Memorize this mantra
Here are the magic words: "Posture, rhythm, relax," says LeVesconte. "With each step, this will remind you of everything you're going to read below, and will increase your performance and lessen your chance of injury." For more on why this mantra works, check out this e-book.
Work on your posture
Here's the thing: "Gravity is the greatest natural force on earth, so you can't break it — you can only break yourself upon it," says LeVesconte. Translation: Gravity pulls you down to earth, slowing you down. "To become faster, you need to be segmentally aligned. That means your ears, shoulders and hips are in vertical alignment. You can minimize the effects of gravity by standing tall. The crown of your head should be the highest point of your body. Do not lean forward, avoid twisting the upper body, and keep your arms close to your body."
Get a rhythm going
"A quick rhythm is crucial for metabolic conditioning and maximizing elastic recoil — free energy," explains LeVesconte. The sweet spot: around 180 beats per minute. To practice, buy a metronome app — "The Steinway piano app has one built into it and is super easy to use" he suggests — and run with it until you are well accustomed to the rhythm. "You should always land on the balls of your feet and be sure your heels make good contact with the ground," he adds. "Think lift on the beep, not land. The lighter your foot contact with the ground, the more your foot and ankles are absorbing force and the less impact is going into your shins, knees, hips, and upper body."

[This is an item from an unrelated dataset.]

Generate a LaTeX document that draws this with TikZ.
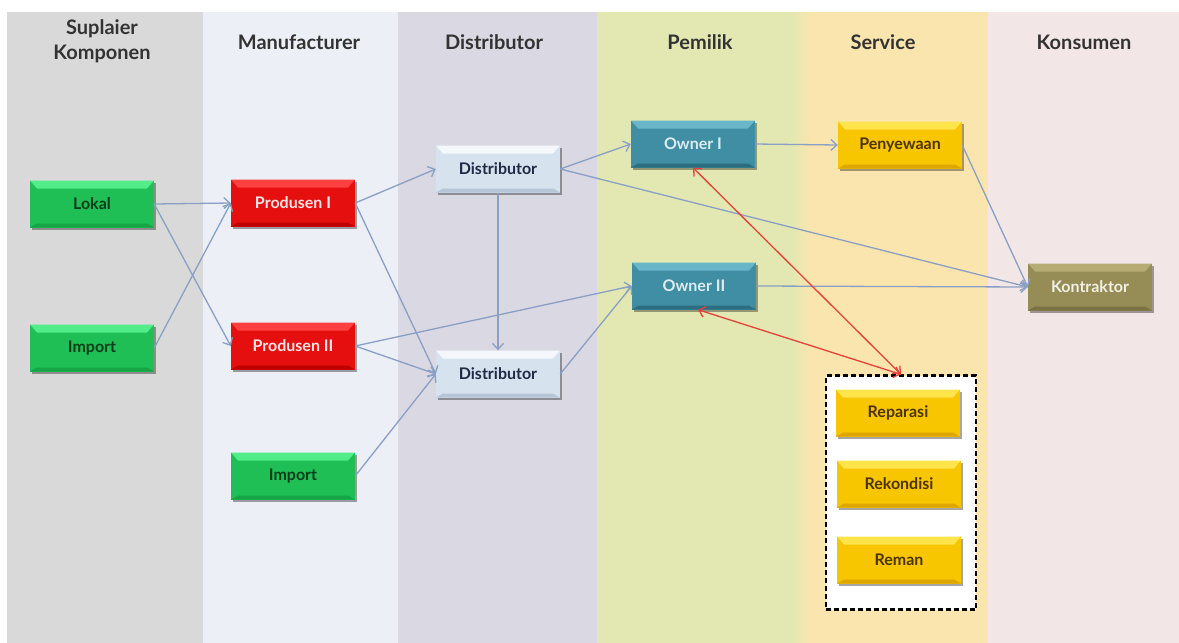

It's hard to imagine being tense while running, but when you're pushing yourself, it can happen. "Tension causes more injuries, uses more muscle action, and slows you down," says LeVesconte. "Try tensing your neck, shoulders, arms, hands, back, stomach, glutes, legs, ankles and feet for 10 to 20 seconds and then let them relax to remind you what relaxation feels like."
Add flexibility and strength training
Running alone won't make you faster — you need to push yourself in other fitness areas as well, from micro drill exercises to squats and abdominal work. "Perform simple toe exercises such as pinning your big toe in the ground and lifting the others up while standing during the day reengages communication with feet and improves balance," suggests LeVesconte. "Squats are crucial to improve ankle flexibility, and ankle flexibility is crucial to stay injury free when adding distance and speed. Planks build abdominal strength which helps maintain segmental alignment when running." It's a system — you can't get better at running if you don't work the others.
Remember: form follows function
If you want to get faster, you might need to slow down first. "Skillful technique shapes the human body form," says LeVesconte. So, take a minute and make sure you're doing it right before you up your speed. "Running is a pulling action with the hamstrings, so as you add speed, kick your heels towards your butt to keep your legs as close to your center line as possible, and avoid trailing your legs to avoid hamstring pulls and maximize elastic recoil," he adds. "Posture, rhythm, relax!"